This was originally posted here on December 15, 2002 and it was lost from the archives during one of Blogger's transformations. Fortunately I had emailed it to somebody, so I can post it again......
Sunday, December 15, 2002
( 11:29 AM ) Karen Marie Knapp
Our duties and responsibilities toward our bishops
We are very aware of what our bishops are supposed to do for us, and in these latter days we have a gloomy chorus to keep us from ever seeing beyond every failure and error on our bishops' parts. Yet, how many of us are even aware of our responsibilities and our duties toward them? Let alone actually do anything?
When the newly-named bishop arrives, and the chancellor, the college of consultors, the papal nuncio, et alia sit him down in the big chair with the crozier in his hand, he takes on responsibilities and duties toward us --- and we take on reciprocal responsibilities and duties toward him.
Our bishop is to nurture and care for us.
We are to nurture and care for our bishop.
Our bishop is to teach us and to give us guidance in the way of the Lord.
We are to pay attention to the bishop's teachings and to be amenable to being guided.
Our bishop is to treat us with honor and care and respect, even when he has to correct us or rebuke us.
We are to treat the bishop with honor and care and respect, even when we have to respectfully disagree with him or even correct him.
Our bishop prays for us. We pray for our bishop.
I could continue, but I think the picture's pretty well-drawn already.
I believe that our problems in these days stem in some part, maybe large part, from our own past failures at fulfilling our parts in our relationships with our bishops.

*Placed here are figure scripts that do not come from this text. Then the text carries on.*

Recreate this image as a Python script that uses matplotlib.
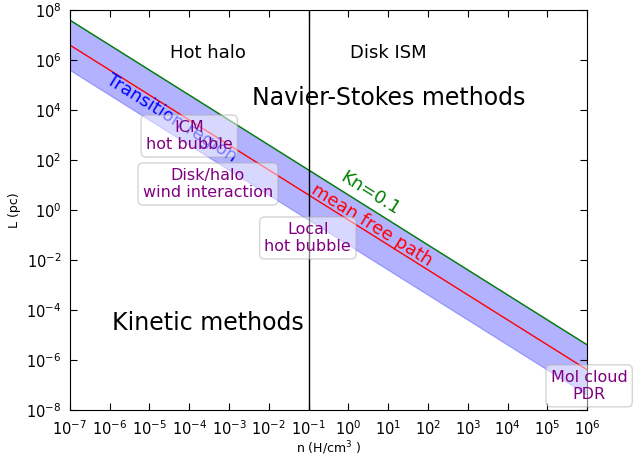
import matplotlib
matplotlib.use("Agg")
import matplotlib.pyplot as plt

# density range (H/cm^3) and lengths (pc) at both ends
n = [1e-7, 1e6]
mean_free_path = [4e6, 4e-7]
kn_01 = [4e7, 4e-6]
band_low = [4e5, 4e-8]
n_split = 0.1

xticks = [10.0**k for k in range(-7, 7)]
yticks = [10.0**k for k in range(-8, 9, 2)]

fig = plt.figure(figsize=(6.41, 4.61), dpi=100)
ax = fig.add_axes([0.109, 0.111, 0.807, 0.867])

ax.fill_between(n, band_low, kn_01, color="blue", alpha=0.3, lw=0.8)
ax.plot(n, mean_free_path, color="red", lw=1)
ax.plot(n, kn_01, color="green", lw=1)
ax.axvline(n_split, color="black", lw=1)

ax.set_xscale("log")
ax.set_yscale("log")
ax.set_xlim(1e-7, 1e6)
ax.set_ylim(1e-8, 1e8)
ax.set_xticks(xticks)
ax.set_yticks(yticks)
ax.minorticks_off()
ax.tick_params(direction="in", top=True, right=True, labelsize=10.5, length=5)
ax.tick_params(axis="x", pad=7)
ax.tick_params(axis="y", pad=6)
ax.set_xlabel("n (H/cm$^3$ )", fontsize=9, labelpad=1)
ax.set_ylabel("L (pc)", fontsize=9)

ax.text(3e-4, 2e6, "Hot halo", fontsize=13, ha="center", va="center")
ax.text(10, 2e6, "Disk ISM", fontsize=13, ha="center", va="center")
ax.text(10, 3e4, "Navier-Stokes methods", fontsize=17, ha="center", va="center")
ax.text(3e-4, 3e-5, "Kinetic methods", fontsize=17, ha="center", va="center")

ax.text(10**-4.44, 10**3.68, "Transition region", color="blue", fontsize=13,
        rotation=-32, ha="center", va="center")
ax.text(10**0.54, 10**0.68, "Kn=0.1", color="green", fontsize=13,
        rotation=-32, ha="center", va="center")
ax.text(10**0.6, 10**-0.6, "mean free path", color="red", fontsize=13,
        rotation=-32, ha="center", va="center")

box = dict(boxstyle="round,pad=0.3", facecolor="white", edgecolor="#aaaaaa", alpha=0.5)
labels = [
    ("ICM\nhot bubble", 1e-4, 10**2.96),
    ("Disk/halo\nwind interaction", 10**-3.53, 10**1.04),
    ("Local\nhot bubble", 10**-1.02, 10**-1.12),
    ("Mol cloud\nPDR", 10**6.05, 10**-7.04),
]
for txt, x, y in labels:
    ax.text(x, y, txt, color="purple", fontsize=11.5, ha="center", va="center",
            multialignment="center", bbox=box, clip_on=False)

fig.savefig("out.png", dpi=100)
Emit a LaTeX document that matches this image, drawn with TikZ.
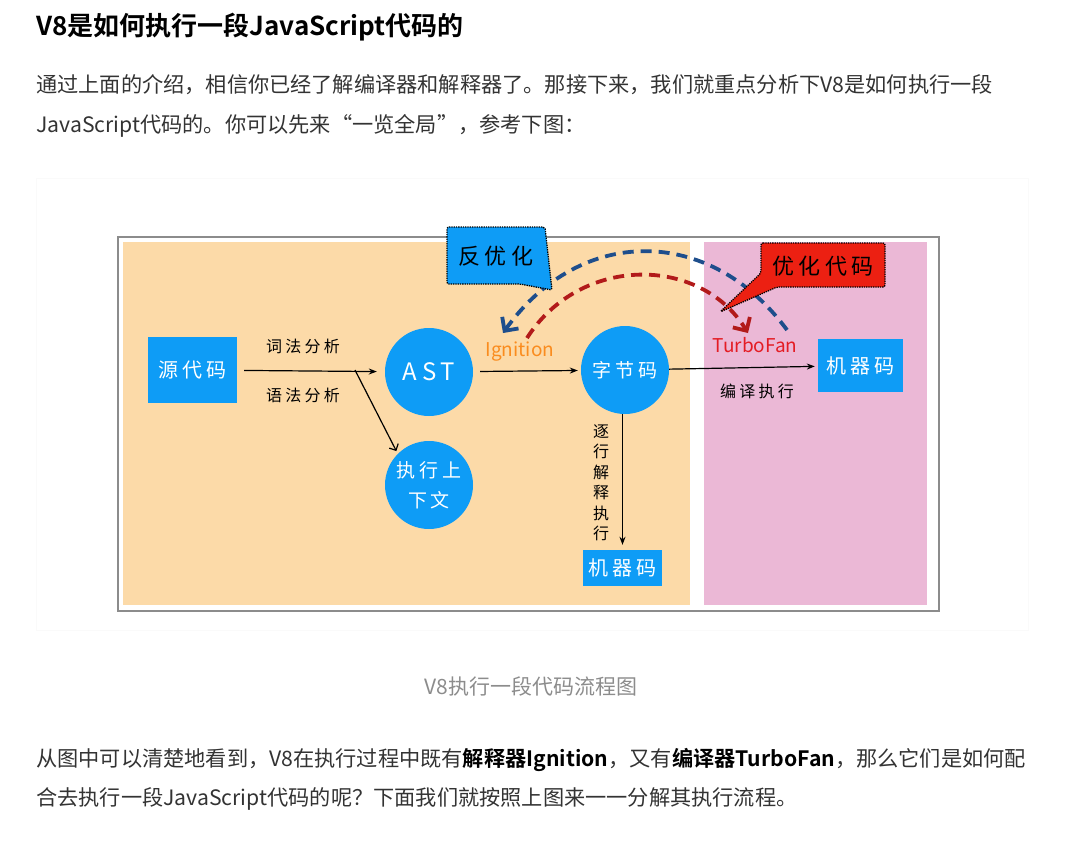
\documentclass[tikz,border=0pt]{standalone}
\usepackage{fontspec}
\setmainfont{Noto Sans CJK SC}[BoldFont={Noto Sans CJK SC Bold}]
\newfontfamily\handfont[LetterSpace=20]{Noto Sans CJK SC}
\usetikzlibrary{arrows.meta,positioning}
\definecolor{pText}{RGB}{51,51,51}
\definecolor{pCap}{RGB}{140,140,140}
\definecolor{pFrame}{gray}{0.55}
\definecolor{pOrange}{RGB}{252,218,168}
\definecolor{pPink}{RGB}{235,184,214}
\definecolor{pBlue}{RGB}{14,156,246}
\definecolor{pRed}{RGB}{236,32,18}
\definecolor{pDkBlue}{RGB}{30,78,140}
\definecolor{pDkRed}{RGB}{178,26,26}
\definecolor{pIgn}{RGB}{250,140,30}
\definecolor{pTurbo}{RGB}{228,28,36}
\tikzset{
    para/.style={anchor=west, inner sep=0pt, text=pText, font=\fontsize{21.2}{26}\selectfont},
    box/.style={rectangle, fill=pBlue, text=white, inner sep=0pt, font=\handfont\fontsize{20}{24}\selectfont},
    circ/.style={circle, fill=pBlue, text=white, inner sep=0pt, minimum size=88pt, align=center, font=\handfont\fontsize{19}{30}\selectfont},
    lbl/.style={inner sep=0pt, font=\handfont\fontsize{16}{20}\selectfont},
    latn/.style={inner sep=0pt, font=\fontsize{19}{22}\selectfont},
    callout/.style={draw=black, densely dotted, line width=1.3pt, rounded corners=2pt},
    arr/.style={-{Stealth[length=8pt,width=6pt]}, line width=1.2pt},
    barb/.style={-{Straight Barb[length=5pt,width=10pt]}, line width=1.2pt},
    curv/.style={line width=3.8pt, dash pattern=on 11pt off 7pt, -{Straight Barb[length=10pt,width=20pt,line width=3.8pt]}}
}

\begin{document}
\begin{tikzpicture}[x=1pt,y=-1pt]
\useasboundingbox (0,0) rectangle (1087,846);
% page text above
\node[para, text=black, font=\bfseries\fontsize{26}{30}\selectfont] (title) at (36,27) {V8是如何执行一段JavaScript代码的};
\node[para] (p1) at (36,85) {通过上面的介绍，相信你已经了解编译器和解释器了。那接下来，我们就重点分析下V8是如何执行一段};
\node[para] (p2) at (36,126) {JavaScript代码的。你可以先来“一览全局”，参考下图：};
% figure frame
\draw[black!2] (36,178) rectangle (1028,630);
\draw[pFrame, line width=2pt] (118,237) rectangle (939,611);
\fill[pOrange] (123,242) rectangle (690,605);
\fill[pPink] (704,242) rectangle (927,605);
% nodes
\node[box, minimum width=89pt, minimum height=66pt] (src) at (192.5,370) {源代码};
\node[circ, font=\handfont\fontsize{24}{28}\selectfont] (ast) at (429,372) {AST};
\node[circ] (ctx) at (429,485) {执行上\\下文};
\node[circ] (bc) at (625,370) {字节码};
\node[box, minimum width=85pt, minimum height=53pt] (mc1) at (860.5,365.5) {机器码};
\node[box, minimum width=79pt, minimum height=36pt] (mc2) at (622.5,568) {机器码};
% labels
\node[lbl] (lex) at (303,346) {词法分析};
\node[lbl] (syn) at (303,395) {语法分析};
\node[latn, text=pIgn] (ign) at (520,352) {Ignition};
\node[latn, text=pTurbo] (tf) at (755,345) {TurboFan};
\node[lbl] (comp) at (757,391) {编译执行};
\node[lbl, align=center, font=\handfont\fontsize{16}{20.5}\selectfont] (interp) at (601,483) {逐\\行\\解\\释\\执\\行};
% connectors
\coordinate (br) at (355,370);
\draw[arr, shorten <=7pt, shorten >=8pt] (src) -- (ast);
\draw[barb, shorten >=3pt] (br) -- (ctx.135);
\draw[arr, shorten <=7pt, shorten >=3pt] (ast) -- (bc);
\draw[arr, shorten >=3pt] (bc) -- (mc1);
\draw[arr, shorten >=5pt] (bc.south -| mc2.north) -- (mc2.north);
% deopt / opt curves
\coordinate (deoptS) at (787,330);
\coordinate (deoptE) at (503,333);
\coordinate (optS) at (527,338);
\coordinate (optE) at (748,333);
\draw[curv, pDkBlue] (deoptS) .. controls (710,225) and (580,225) .. (deoptE);
\draw[curv, pDkRed] (optS) .. controls (580,255) and (700,255) .. (optE);
% callouts
\filldraw[callout, fill=pBlue] (447,227) -- (545,227) -- (552,290) -- (520,284) -- (447,284) -- cycle;
\node[font=\handfont\fontsize{22}{26}\selectfont] (deopt) at (496,256) {反优化};
\filldraw[callout, fill=pRed] (761,243) -- (885,243) -- (885,287) -- (777,287) -- (720,312) -- (761,273) -- cycle;
\node[font=\handfont\fontsize{22}{26}\selectfont] (opt) at (823,266) {优化代码};
% caption and text below
\node[text=pCap, font=\fontsize{21}{24}\selectfont] (cap) at (531,686) {V8执行一段代码流程图};
\node[para] (p3) at (36,760) {从图中可以清楚地看到，V8在执行过程中既有{\color{black}\bfseries 解释器Ignition}，又有{\color{black}\bfseries 编译器TurboFan}，那么它们是如何配};
\node[para] (p4) at (36,799) {合去执行一段JavaScript代码的呢？下面我们就按照上图来一一分解其执行流程。};
\end{tikzpicture}
\end{document}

We failed to pray for him, and picked at him instead. We expected to be deferred to, rather than to be taught; so we wouldn't pay attention to any teaching that we didn't like or that made us feel uncomfortable. When we disagreed with one or another prudential judgment of our bishop, we tantrummed and made public shameful scenes, even when what was decided was well within the applicable norms and reasonable common-sense. When we were supposed to be gathered around our bishop as one holy people we insisted on dividing into factions and fighting internecine warfare in and over the Lord's Church.
And our bishops, though holy and diligent and devoted, are only men. Their armor of faith is only so strong, and when it develops cracks, the fears wiggle in like so many of those wormy parasitical sci-fi aliens, and dumb things get done out of the fears. Some start deferring and stop teaching. Some get reclusive, or autocratic. Some start making really poor prudential decisions, out of a misplaced perceived need to protect us from bad news or difficult times.
We must nurture our bishops, so that their armor of faith stays strong, and so that the fears have no way of entering in. It is our duty to nurture him as much as it is his duty to nurture us. I've already told this to my new bishop (I did get that appropriate chance).
So, pray for the bishop. Attend to his teaching. Treat him with honor and care and respect. Refrain from public tantrums and all other aspects of faction-fighting. And bear up the bishop as the bishop bears us up, so we all attain to the heavenly vision on that coming Day.